Recours au privé, le malaise Français - Par Eugène Daronnat

Depuis plusieurs semaines, des polémiques se multiplient sur le recours à des entreprises privées pour appuyer le gouvernement dans la lutte contre l’épidémie du COVID, et notamment la vaccination. Un révélateur du malaise que provoque le mot « privé » en France.
Les ressorts de ce malaise sont à trouver dans l’opposition factice, alimentée par une grande partie de la classe politique, entre l’intérêt général et les intérêts privés. Comme si d’un côté, l’Etat n’agissait que dans l’intérêt supérieur à travers le service public, et que de l’autre, les entreprises chassaient jour et nuit les dividendes en meute.
Ce n’est pas le sujet ici, mais on rappelle au passage que l’Etat est certainement un des plus mauvais actionnaires, également un des plus voraces, et que par ailleurs, loin du CAC40, les TPE-PME représentent 99,9% des entreprises Françaises.

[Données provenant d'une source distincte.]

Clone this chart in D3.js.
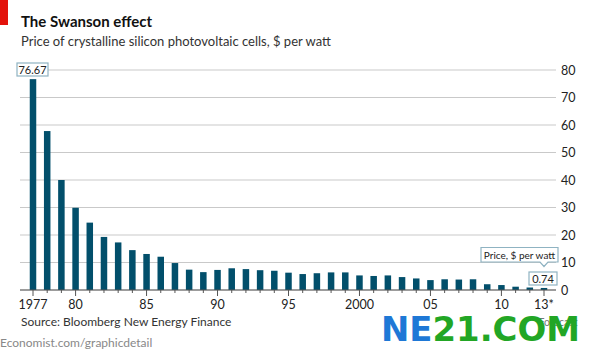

A ce propos, la crise du Covid a (malheureusement) permis une avancée : avec l’arrêt brutal de l’économie, durable pour certains secteurs d’activité, une prise de conscience s’est opérée. L’économie, loin des multinationales, ce sont avant tout des hommes et des femmes, c’est votre voisin qui tient une épicerie, ce membre de votre famille qui est restaurateur…etc. Loin des clichés habituels, et dans la douleur souvent, c’est un capitalisme humain, incarné qui s’est révélé. Il a tenu le pays, à bout de bras.
Actionnaires de la maison France
Nous sommes liés les uns aux autres par un contrat social pour faire Nation. Nous sommes en quelque sorte les actionnaires de la maison France. A ce titre, nous devrions avoir un droit de regard privilégié (plus qu’une fois tous les 5 ans) sur les orientations majeures prises dans notre pays, et notamment sur la question de la pertinence de l’utilisation de l’argent public dont dépendent nos choix collectifs.
A cet égard, un des objectifs de l’Etat devrait être, sur ses domaines de compétence, de créer un maximum de valeur, non pas seulement au sens quantitatif, mais également qualitatif.
La France s’est entêtée par lâcheté et incompétence dans une voie où la puissance publique doit tout faire, dans tous les domaines, administrer, cadrer, normer, jusqu’à notre intime comme nous avons pu le constater à l’extrême avec les épisodes de confinement. Cette stratégie n’a aucun sens et nous le savons désormais, aucune forme de résultat convaincant, de valeur réelle créée, mais elle a permis aux politiques de ne prendre aucun risque pour la prochaine élection, et aux citoyens d’avoir le sentiment que tout était sous contrôle. Une hypnose généralisée.
Oui à Doctolib, non à McKinsey !
Prenons deux exemples récents qui amèneront à des conclusions radicalement différentes :
OUI, il fallait (entre autres) choisir Doctolib pour piloter les inscriptions à la campagne de vaccination. Évidemment ! D’ailleurs, l’acteur Français a revendiqué plus de 42 millions de patients ayant pris un rendez-vous en ligne en 2020… créer un acteur ex nihilo aurait été inutile, long et coûteux. Doctolib rend donc une mission de service public et les Français le comprennent !
NON, il ne fallait pas demander au cabinet McKinsey d’intervenir (coût de plusieurs millions d’€ sur les derniers mois) pour apporter des «conseils» sur la logistique de la stratégie vaccinale Française, jusque-là déficiente. Ou alors, il faut d’urgence nous exposer quel est le rôle précis des 13.575 agents employés au Ministère de la Santé, quel est le sens de cumuler une Direction Générale de la Santé, une Direction de la Santé Publique, des Agences Régionales de Santé, Santé Publique France et j’en passe, pour ne trouver aucune expertise suffisante pour organiser une campagne de vaccination ! Où est la valeur ?
L’Etat doit faire des choix. Il doit opter pour l’humilité, plutôt que la toute-puissance. Le privé n’est pas un gros mot : ce sont en France environ 20 millions de nos concitoyens qui y travaillent au quotidien ! L’opposer au public, c’est servir un discours de lutte des classes, une machine à détruire de la valeur et à broyer de la confiance.
Oublions ceux qui prétendent faire, faisons confiance à ceux qui font réellement, visons la création de valeur au service des Français, qui par ailleurs la financent. Et enfin, la France pourra aller de l’avant. Il y a urgence.
Eugène Daronnat est membre du Comité Exécutif d'Objectif France.